We also extract codes such as identifiers and classifiers from the source library. Identifiers uniquely represent a particular edition of a book; examples are ISBN, DOI, Open Library ID, Google Books ID, or Amazon ID. Classifiers group together multiple similar books; examples are Dewey Decimal (DCC), UDC, LCC, RVK, or GOST. Sometimes these codes are explicitly linked in source libraries, and sometimes we can extract them from the filename or description (primarily ISBN and DOI).

We can use identifiers to find records in metadata-only collections, such as OpenLibrary, ISBNdb, or WorldCat/OCLC. There is a specific metadata tab in our search engine if you’d like to browse those collections. We use matching records to fill in missing metadata fields (e.g. if a title is missing), or e.g. as “alternative title” (if there is an existing title).

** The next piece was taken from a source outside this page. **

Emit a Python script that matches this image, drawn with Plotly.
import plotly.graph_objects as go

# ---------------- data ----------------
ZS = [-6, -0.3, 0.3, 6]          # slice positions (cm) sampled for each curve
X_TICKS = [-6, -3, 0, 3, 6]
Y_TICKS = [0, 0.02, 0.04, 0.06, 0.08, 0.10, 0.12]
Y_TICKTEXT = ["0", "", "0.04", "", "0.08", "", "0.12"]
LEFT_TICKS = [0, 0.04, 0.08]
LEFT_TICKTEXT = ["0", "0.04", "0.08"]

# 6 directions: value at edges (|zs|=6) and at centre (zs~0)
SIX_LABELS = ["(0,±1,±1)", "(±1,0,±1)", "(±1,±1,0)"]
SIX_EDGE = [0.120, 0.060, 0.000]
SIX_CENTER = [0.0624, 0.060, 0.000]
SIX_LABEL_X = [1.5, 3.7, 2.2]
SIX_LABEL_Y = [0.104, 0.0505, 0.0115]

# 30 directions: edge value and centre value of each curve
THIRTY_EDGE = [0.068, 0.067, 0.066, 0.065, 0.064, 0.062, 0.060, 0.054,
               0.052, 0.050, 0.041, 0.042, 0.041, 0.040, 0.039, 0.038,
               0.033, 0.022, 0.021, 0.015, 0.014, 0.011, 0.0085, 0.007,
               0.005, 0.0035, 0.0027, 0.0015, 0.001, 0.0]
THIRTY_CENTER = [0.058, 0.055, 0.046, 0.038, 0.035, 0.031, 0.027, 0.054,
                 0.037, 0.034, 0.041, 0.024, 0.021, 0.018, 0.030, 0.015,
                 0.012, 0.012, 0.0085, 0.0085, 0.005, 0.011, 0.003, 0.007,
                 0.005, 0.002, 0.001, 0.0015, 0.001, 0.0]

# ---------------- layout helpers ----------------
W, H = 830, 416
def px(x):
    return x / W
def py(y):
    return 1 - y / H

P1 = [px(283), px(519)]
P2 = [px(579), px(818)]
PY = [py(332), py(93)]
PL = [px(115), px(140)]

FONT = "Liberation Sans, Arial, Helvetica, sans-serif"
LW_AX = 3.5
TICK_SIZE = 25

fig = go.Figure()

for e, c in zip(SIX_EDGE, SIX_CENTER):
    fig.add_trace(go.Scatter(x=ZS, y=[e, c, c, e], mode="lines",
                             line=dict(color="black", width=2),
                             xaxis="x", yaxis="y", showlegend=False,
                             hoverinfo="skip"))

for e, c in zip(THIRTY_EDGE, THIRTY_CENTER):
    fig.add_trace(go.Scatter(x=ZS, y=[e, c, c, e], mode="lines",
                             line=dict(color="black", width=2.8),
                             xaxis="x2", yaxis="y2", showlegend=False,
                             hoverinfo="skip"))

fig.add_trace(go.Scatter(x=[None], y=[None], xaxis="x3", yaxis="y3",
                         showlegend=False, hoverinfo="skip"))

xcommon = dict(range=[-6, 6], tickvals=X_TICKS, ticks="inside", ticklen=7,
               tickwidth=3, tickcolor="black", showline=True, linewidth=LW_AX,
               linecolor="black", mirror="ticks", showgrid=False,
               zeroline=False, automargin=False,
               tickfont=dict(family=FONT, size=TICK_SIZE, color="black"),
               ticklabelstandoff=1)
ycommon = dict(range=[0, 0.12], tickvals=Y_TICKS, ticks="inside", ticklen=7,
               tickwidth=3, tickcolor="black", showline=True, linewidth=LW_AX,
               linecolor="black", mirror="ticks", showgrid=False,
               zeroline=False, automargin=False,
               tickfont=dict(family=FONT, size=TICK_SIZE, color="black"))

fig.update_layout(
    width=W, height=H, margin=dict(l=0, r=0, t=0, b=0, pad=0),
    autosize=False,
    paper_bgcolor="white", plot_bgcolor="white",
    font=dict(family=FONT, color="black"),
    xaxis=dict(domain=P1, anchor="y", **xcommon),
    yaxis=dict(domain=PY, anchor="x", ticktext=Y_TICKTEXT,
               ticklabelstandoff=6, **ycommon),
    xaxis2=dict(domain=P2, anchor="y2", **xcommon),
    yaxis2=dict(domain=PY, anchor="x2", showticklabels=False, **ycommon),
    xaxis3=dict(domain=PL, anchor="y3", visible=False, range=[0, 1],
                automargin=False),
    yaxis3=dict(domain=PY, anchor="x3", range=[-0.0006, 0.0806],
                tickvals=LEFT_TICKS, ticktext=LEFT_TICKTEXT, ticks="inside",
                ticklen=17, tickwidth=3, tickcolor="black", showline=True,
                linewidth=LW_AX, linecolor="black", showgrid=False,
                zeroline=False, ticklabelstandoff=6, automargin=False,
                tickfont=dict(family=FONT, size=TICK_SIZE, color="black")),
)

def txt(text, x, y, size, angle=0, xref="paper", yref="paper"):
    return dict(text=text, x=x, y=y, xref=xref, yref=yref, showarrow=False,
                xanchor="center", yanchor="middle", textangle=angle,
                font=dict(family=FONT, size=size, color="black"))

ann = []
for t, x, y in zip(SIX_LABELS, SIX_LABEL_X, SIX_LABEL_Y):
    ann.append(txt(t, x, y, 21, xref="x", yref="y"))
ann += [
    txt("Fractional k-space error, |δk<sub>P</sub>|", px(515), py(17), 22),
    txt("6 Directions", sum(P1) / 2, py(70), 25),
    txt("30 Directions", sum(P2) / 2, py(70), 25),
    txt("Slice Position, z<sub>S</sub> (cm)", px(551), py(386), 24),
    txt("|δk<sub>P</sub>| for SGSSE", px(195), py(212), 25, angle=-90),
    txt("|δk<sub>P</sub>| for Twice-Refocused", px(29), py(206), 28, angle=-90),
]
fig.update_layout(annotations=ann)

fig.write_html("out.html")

To see exactly where metadata of a book came from, see the “Technical details” tab on a book page. It has a link to the raw JSON for that book, with pointers to the raw JSON of the original records.

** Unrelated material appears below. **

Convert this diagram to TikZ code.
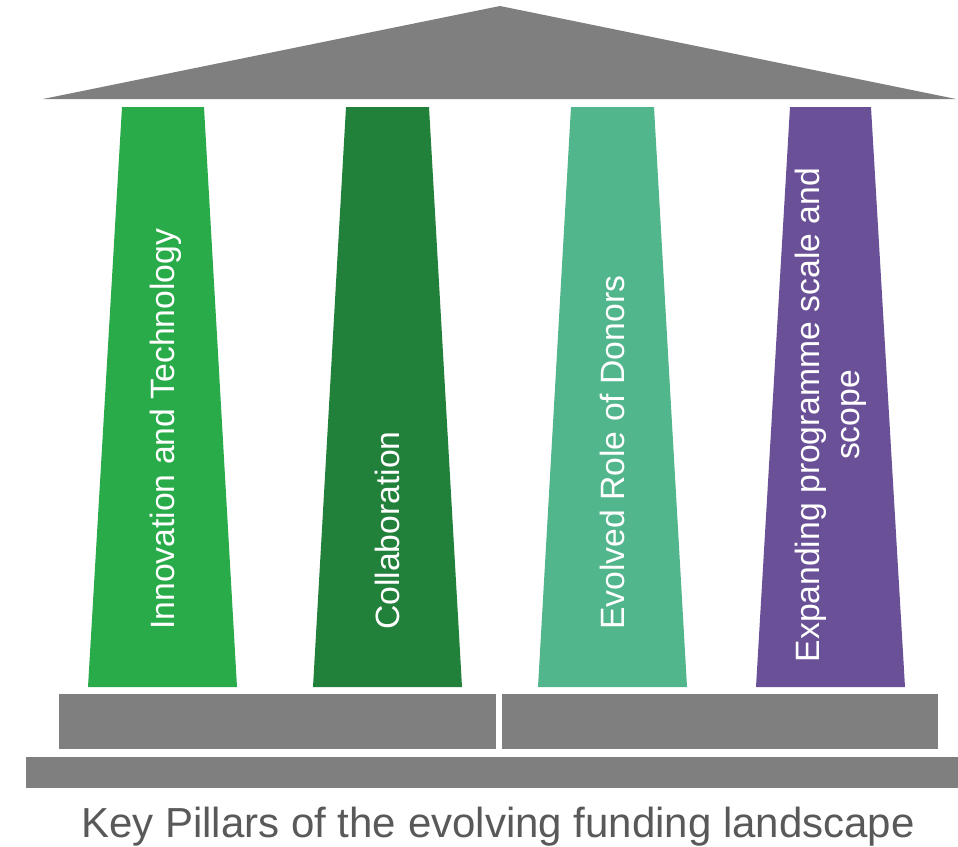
\documentclass[tikz,border=0pt]{standalone}
\usepackage{fontspec}
\setmainfont{Liberation Sans}
\definecolor{roofgray}{HTML}{7F7F7F}
\definecolor{titlegray}{HTML}{595959}
\definecolor{pilA}{HTML}{2AAB4A}
\definecolor{pilB}{HTML}{21803A}
\definecolor{pilC}{HTML}{52B68C}
\definecolor{pilD}{HTML}{6A5197}
\tikzset{
  stone/.style={fill=roofgray, draw=none},
  pillartext/.style={text=white, rotate=90, inner sep=0pt, font=\fontsize{33.7}{40}\selectfont},
}
\begin{document}
\begin{tikzpicture}[x=1pt,y=-1pt]
\useasboundingbox (0,0) rectangle (958,846);
% roof
\fill[stone] (43,99) -- (500,6) -- (956,99) -- cycle;
% pillars
\fill[pilA] (122,107) -- (204,107) -- (237,687) -- (88,687) -- cycle;
\fill[pilB] (346,107) -- (429,107) -- (462,687) -- (313,687) -- cycle;
\fill[pilC] (571,107) -- (654,107) -- (687,687) -- (538,687) -- cycle;
\fill[pilD] (790,107) -- (871,107) -- (905,687) -- (756,687) -- cycle;
% base slabs
\fill[stone] (59,694) rectangle (496,749);
\fill[stone] (502,694) rectangle (938,749);
\fill[stone] (26,757) rectangle (958,788);
% pillar labels
\node[pillartext, anchor=base west] (t1) at (174,630) {Innovation and Technology};
\node[pillartext, anchor=base west] (t2) at (399,630) {Collaboration};
\node[pillartext, anchor=base west] (t3) at (624,630) {Evolved Role of Donors};
\node[pillartext, anchor=north, align=center] (t4) at (795,415) {Expanding programme scale and\\scope};
% title
\node[anchor=base, inner sep=0pt, text=titlegray, font=\fontsize{42}{48}\selectfont] (title) at (498,837) {Key Pillars of the evolving funding landscape};
\end{tikzpicture}
\end{document}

For more information, see the following pages: Datasets, Search (metadata tab), Codes Explorer, and Example metadata JSON. Finally, all our metadata can be generated or downloaded as ElasticSearch and MariaDB databases.

Open Library linking §

So if you encounter a file with bad metadata, how should you fix it? You can go to the source library and follow its procedures for fixing metadata, but what to do if a file is present in multiple source libraries?

There is one identifier that is treated special on Anna’s Archive. The annas_archive md5 field on Open Library always overrides all other metadata! Let’s back up a bit first and learn about Open Library.

Open Library was founded in 2006 by Aaron Swartz with the goal of “one web page for every book ever published”. It is kind of a Wikipedia for book metadata: everyone can edit it, it is freely licensed, and can be downloaded in bulk. It’s a book database that is most aligned with our mission — in fact, Anna’s Archive has been inspired by Aaron Swartz’ vision and life.

Instead of reinventing the wheel, we decided to redirect our volunteers towards Open Library. If you see a book that has incorrect metadata, you can help out in the following way:

Go to the Open Library website.
Find the correct book record. WARNING: be sure to select the correct edition. In Open Library, you have “works” and “editions”.
- A “work” could be “Harry Potter and the Philosopher's Stone”.
- An “edition” could be:
  - The 1997 first edition published by Bloomsbery with 256 pages.
  - The 2003 paperback edition published by Raincoast Books with 223 pages.
  - The 2000 Polish translation “Harry Potter I Kamie Filozoficzn” by Media Rodzina with 328 pages.
- All of those editions have different ISBNs and different contents, so be sure to select the right one!
Edit the record (or create it if none exist), and add as much as useful information as you can! You’re here now anyway, might as well make the record really amazing.
Under “ID Numbers” select “Anna’s Archive” and add the MD5 of the book from Anna’s Archive. This is the long string of letters and numbers after “/md5/” in the URL.
- Try to find other files in Anna’s Archive that also match this record, and add those as well. In the future we can group those as duplicates on Anna’s Archive search page.
When you’re done, write down the URL that you just updated. Once you’ve updated at least 30 records with Anna’s Archive MD5s, send us an email and send us the list. We’ll give you a free membership for Anna’s Archive, so you can more easily do this work (and as a thank you for your help). These have to be high quality edits that add substantial amounts of information, otherwise your request will be rejected. Your request will also be rejected if any of the edits get reverted or corrected by Open Library moderators.

Note that this only works for books, not academic papers or other types of files. For other types of files we still recommend finding the source library. It might take a few weeks for changes to be included in Anna’s Archive, since we need to download the latest Open Library data dump, and regenerate our search index.